Senate debates

Wednesday, 11 October 2006

Questions without Notice: Take Note of Answers

Answers to Questions

3:23 pm

Photo of David JohnstonDavid Johnston (WA, Liberal Party) Share this | Hansard source

In response to the answer given by the Minister for the Environment and Heritage, I will commence by acknowledging the fact that the proprietor of the brickworks concerned is a person who has achieved a great deal in Western Australia. Starting from a low base, he has built up a very diversified and successful business in building and construction, in cement and concrete manufacture, in the fabrication industry and in transport. In achieving that success, he has along the way alienated and aggravated the Australian Labor Party in Western Australia. One of the reasons he has aggravated and alienated them is that he does not bow or kowtow to union heavy-handedness or thuggery.

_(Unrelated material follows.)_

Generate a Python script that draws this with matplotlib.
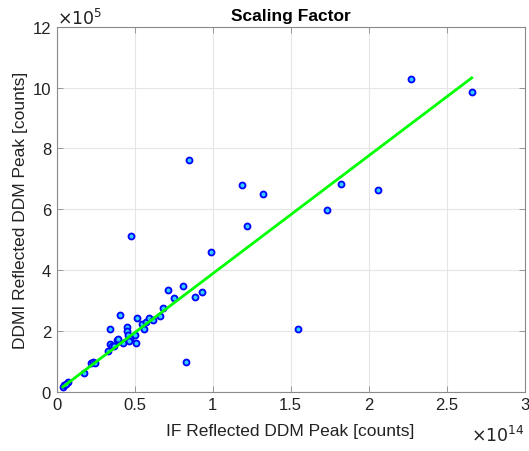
import matplotlib.pyplot as plt
import numpy as np

plt.rcParams['font.family'] = ['Liberation Sans', 'DejaVu Sans']

# x in units of 1e14 counts, y in units of 1e5 counts
if_peak = [0.04, 0.05, 0.075, 0.06, 0.175, 0.22, 0.235, 0.245, 0.33, 0.34,
           0.356, 0.37, 0.385, 0.395, 0.34, 0.406, 0.427, 0.45, 0.45, 0.457,
           0.47, 0.465, 0.50, 0.51, 0.517, 0.547, 0.558, 0.57, 0.59, 0.62,
           0.66, 0.68, 0.715, 0.75, 0.81, 0.89, 0.93, 0.83, 0.478, 0.846,
           0.99, 1.19, 1.22, 1.32, 1.55, 1.73, 1.82, 2.06, 2.27, 2.66]
ddmi_peak = [0.17, 0.22, 0.31, 0.25, 0.63, 0.96, 0.98, 0.94, 1.35, 1.57,
             1.49, 1.51, 1.71, 1.73, 2.07, 2.52, 1.59, 2.12, 1.99, 1.86,
             1.73, 1.67, 1.86, 1.59, 2.42, 2.22, 2.06, 2.28, 2.42, 2.36,
             2.48, 2.77, 3.34, 3.08, 3.48, 3.10, 3.29, 0.97, 5.12, 7.62,
             4.60, 6.81, 5.44, 6.51, 2.08, 5.98, 6.84, 6.63, 10.27, 9.87]

# fitted scaling line end points
fit_x = [0.04, 2.66]
fit_y = [0.16, 10.32]

xticks = [0, 0.5, 1, 1.5, 2, 2.5, 3]
yticks = [0, 2, 4, 6, 8, 10, 12]

fig = plt.figure(figsize=(5.29, 4.52), dpi=100)
ax = fig.add_axes([0.107, 0.131, 0.885, 0.8075])

ax.plot(if_peak, ddmi_peak, 'o', ms=4.3, mec='#0000ff', mfc='#33ccff', mew=1.3, zorder=3)
ax.plot(fit_x, fit_y, '-', color='#00ff00', lw=2, zorder=4)

ax.set_xlim(0, 3)
ax.set_ylim(0, 12)
ax.set_xticks(xticks)
ax.set_yticks(yticks)
ax.set_xticklabels(['0', '0.5', '1', '1.5', '2', '2.5', '3'])
ax.set_yticklabels([str(t) for t in yticks])
ax.tick_params(direction='in', top=True, right=True, labelsize=12, colors='#8a8a8a',
               length=4, width=0.6, pad=4)
for lab in ax.get_xticklabels() + ax.get_yticklabels():
    lab.set_color('#222222')
for s in ax.spines.values():
    s.set_color('#8a8a8a')
    s.set_linewidth(0.8)
ax.grid(True, color='#e6e6e6', lw=0.8)
ax.set_axisbelow(True)

ax.set_title('Scaling Factor', fontsize=12.5, fontweight='bold', pad=5)
ax.set_xlabel('IF Reflected DDM Peak [counts]', fontsize=12.5, color='#222222', labelpad=8)
ax.set_ylabel('DDMI Reflected DDM Peak [counts]', fontsize=12.5, color='#222222', labelpad=3)

ax.text(0.0, 1.0, r'$\times10^{5}$', transform=ax.transAxes, fontsize=12.5,
        ha='left', va='bottom', color='#222222')
ax.text(1.0, -0.089, r'$\times10^{14}$', transform=ax.transAxes, fontsize=12.5,
        ha='right', va='top', color='#222222')

fig.savefig('out.png', dpi=100)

When we come to this place, obviously those who support such tactics want to make some mileage out of the recent approval by the Minister for Transport and Regional Services of a site at the Perth Airport for a new brickworks. The most important thing that can be said about the new brickworks is that it meets a very important demand, particularly for young people seeking to build their first homes in Western Australia. Anybody who has an understanding of the Western Australian building and construction industry, particularly the cottage industry, knows that there is a chronic shortage of bricks.

There are only two effective brick producers—the Midland Brick Company and Austral. That duopoly situation is very unhealthy for homebuyers, particularly young homebuyers. I note that that is not a concern of the Labor Party in this debate about the airport. I note that they do not give a fig at all for the fact that bricks are scarce and very expensive. They do not care that builders are hard-pressed—and, unlike my learned friends on the other side of this chamber, I talk to builders about the fact that they are very hard-pressed to comply with their contractual time constraints, given the shortage of bricks.

I would have thought that, if senators on the other side and, indeed, the Western Australian government and the Australian Labor Party were doing the right thing, they would be interested to see the supply of bricks to the housing construction industry increase and, with that, the market constriction would be eased. But, no, they simply seek to make political points out of the fact that Mr Len Buckeridge and BGC have been given a leasehold, a commercial lease, on land at the Perth Airport upon which to construct a brickworks. The emissions from that new brickworks will be Australia’s lowest for a plant of that size and dimension. This is a world-class, cutting-edge, state-of-the-art brickworks which will emit virtually less than five per cent of the emissions of its comparative competing brickworks, so I am told.

The point about all this is that questions relating to the brickworks are about nothing more or less than crass politics. It really is a bit sad that senators from Western Australia on the other side of this chamber think that it is a good thing to attack someone who has built up an industry, built up a business, who seeks to provide an industrial capability to the people of Western Australia, as isolated as we are, for housing and construction, because they happen to be of a different political persuasion. That is, of course, indicative of the state of mind of very many in the Labor movement at the moment. It saddens me that someone who has achieved so much and who seeks to achieve more is going to be belittled and pilloried in his work because of that. My question is: why can’t we leave politics behind here and focus on the benefit to Western Australians in their ambition to acquire and construct a home?